National Solutions For Child Care And Pre-K Need To Be A Major Part Of This Election
We’ve said it before and we’ll say it again: all families deserve to have access to quality, affordable child care and pre-K for their children. But unfortunately, for many working families across the United States, this is not the case. In every state, full time child care at a center costs more than median rent. And currently, only roughly 34% of preschool-aged children are enrolled in public pre-k in the United States.
Working families in Pennsylvania face hard realities just like families across the country: More than 17,000 Philadelphia children do not have access to quality, affordable pre-K, and 68 percent of Pennsylvania children younger than age 6 have both parents in the workforce. In response to the child care and pre-k needs of working families in Pennsylvania and to highlight the needs of working families everywhere, the Center for American Progress’s WithinReach Campaign partnered with Philadelphia Mayor Jim Kenney and the Philadelphia Federation of Teachers (PFT) yesterday to highlight the importance of these issues.
At the Philadelphia event, Mayor Kenney and partners discussed how states and cities—like Philadelphia—are leading the way on policies for working families, but they still need a major public investment to put quality pre-K and child care within reach for all working families. In light of limited action at the federal level, Philadelphia has worked toward progress for working families by proposing to expand access to quality pre-k.

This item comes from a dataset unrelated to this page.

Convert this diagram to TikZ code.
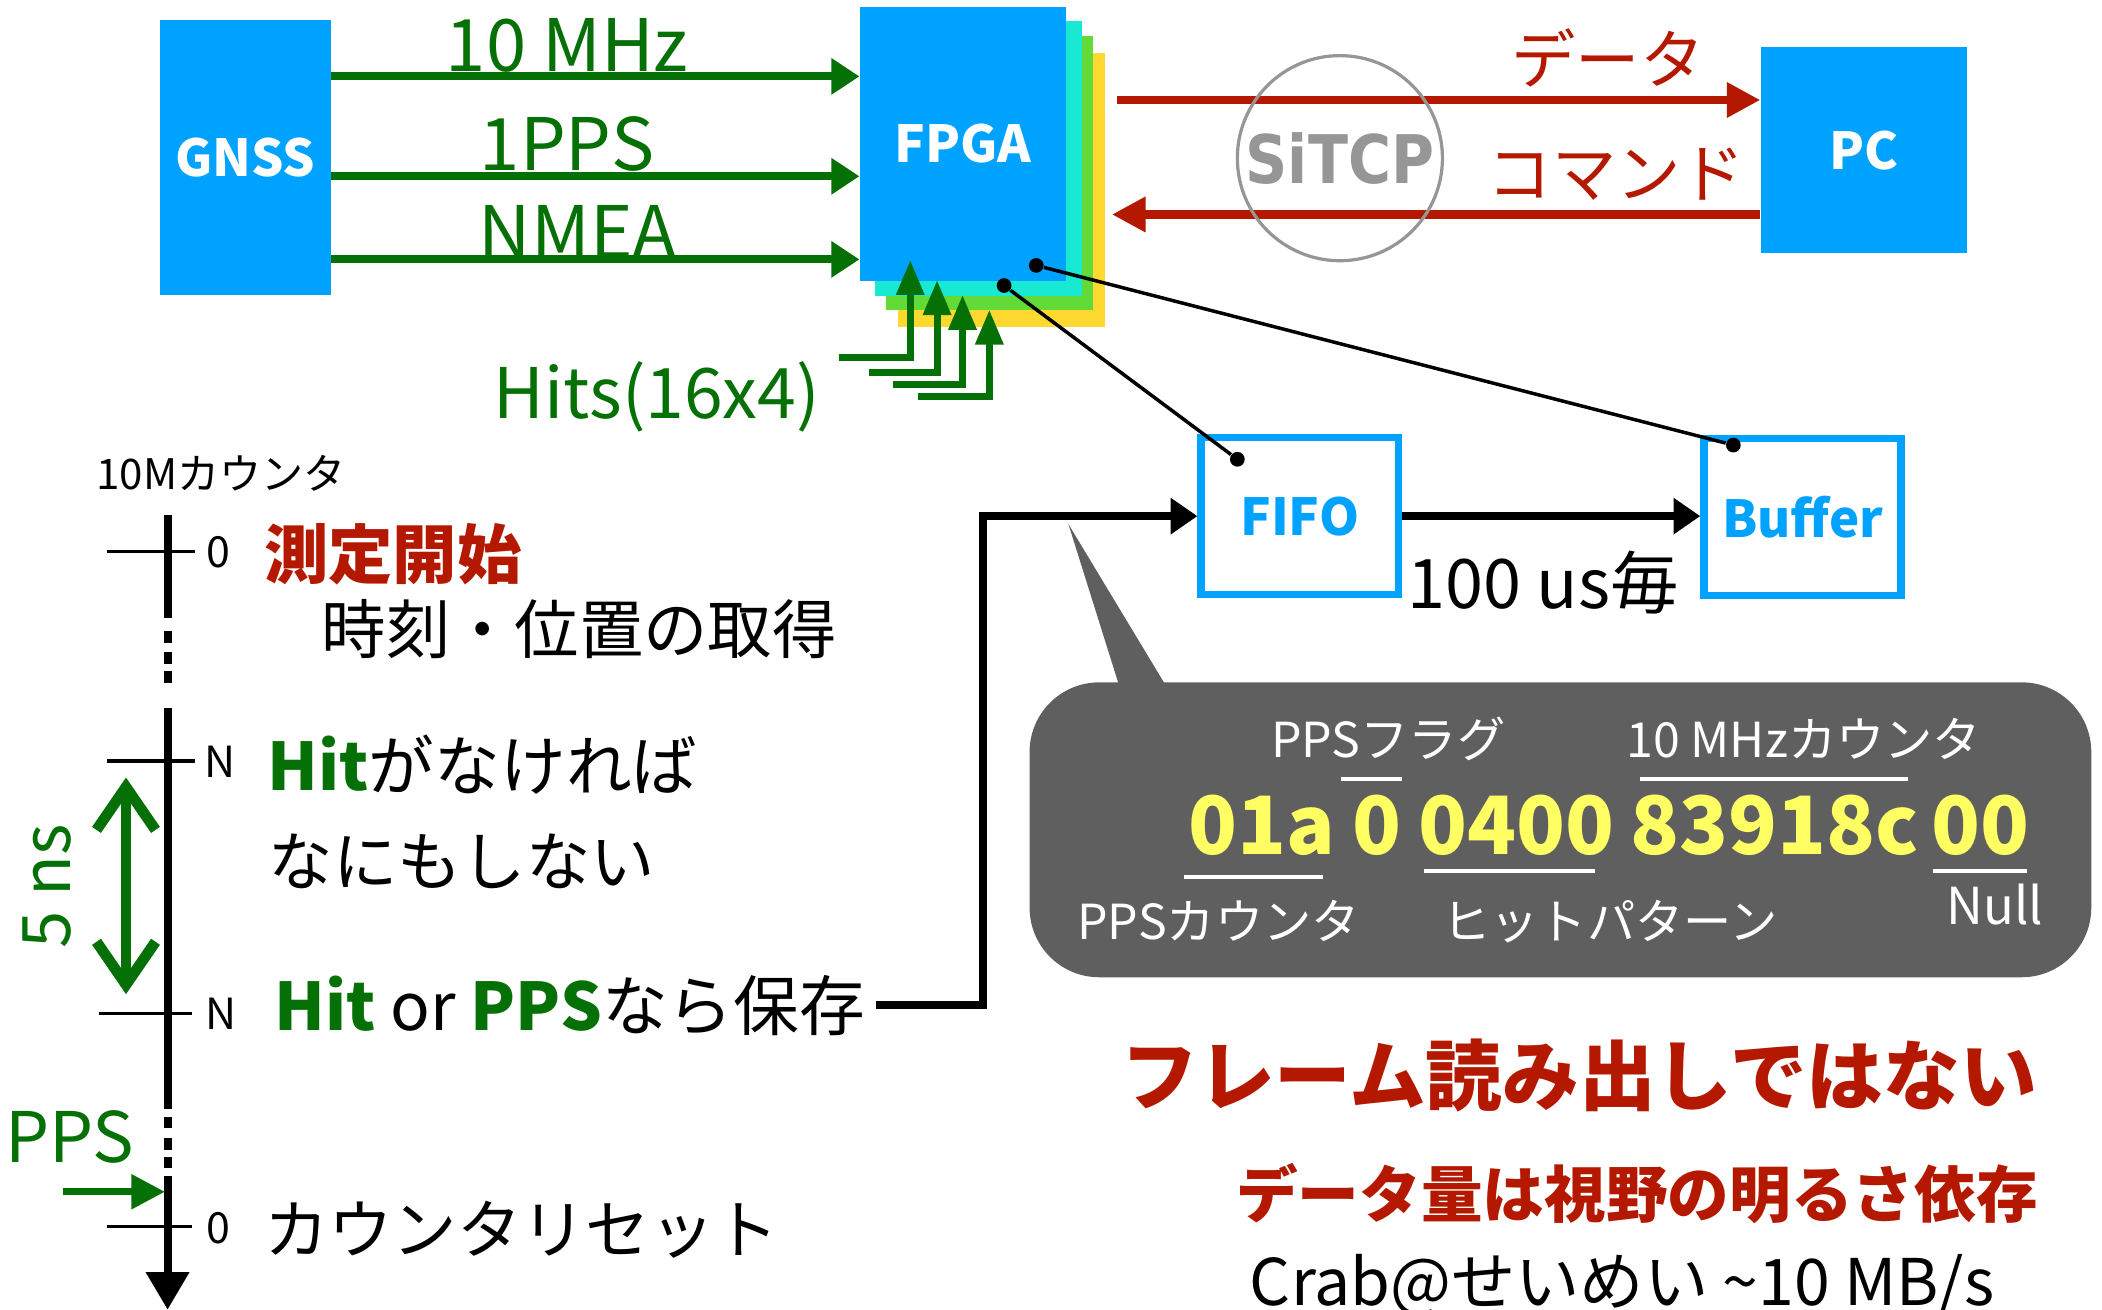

Cities can’t do it alone. There needs to be movement on the national level—like Mayor Kenney said at yesterday’s event, “As we’re having a debate about our national priorities, early education needs to be at the forefront.” In this election, working families need presidential candidates to focus on child care and pre-k. As Carmel Martin of the Center for American Progress explained in Philadelphia, “We need our presidential candidates in both parties to tell us what they will do to make this a national priority. Every day that we fail to invest in preschool, more children fall behind.”
National solutions for child care and pre-k need to be a major part of this election because putting quality, affordable child care and access to pre-k within reach is a no-brainer for working families and the economy. For every $1 dollar invested in early childhood education, the public receives $7 in benefits. And equal access to high-quality child care and pre-k would increase GDP by $551 billion by allowing more parents to seek and keep their jobs while simultaneously developing the next generation of innovators. One way to expand access to child care would be through a High Quality Child Care Tax Credit, as CAP has proposed, which would help low-income and middle-class families afford quality child care. CAP’s proposal would expand child care access to roughly 6 million children younger than age 5 in the United States.
BOTTOM LINE: Every child and family deserves access to quality, affordable child care and pre-k. As Philadelphia Mayor Jim Kenney says, “We need quality pre-k now so that every child has the tools they need to succeed no matter where they live.” All 2016 candidates should follow Mayor Kenney’s lead and propose policies to put child care and pre-k within reach for working families, to help children everywhere and strengthen the economy.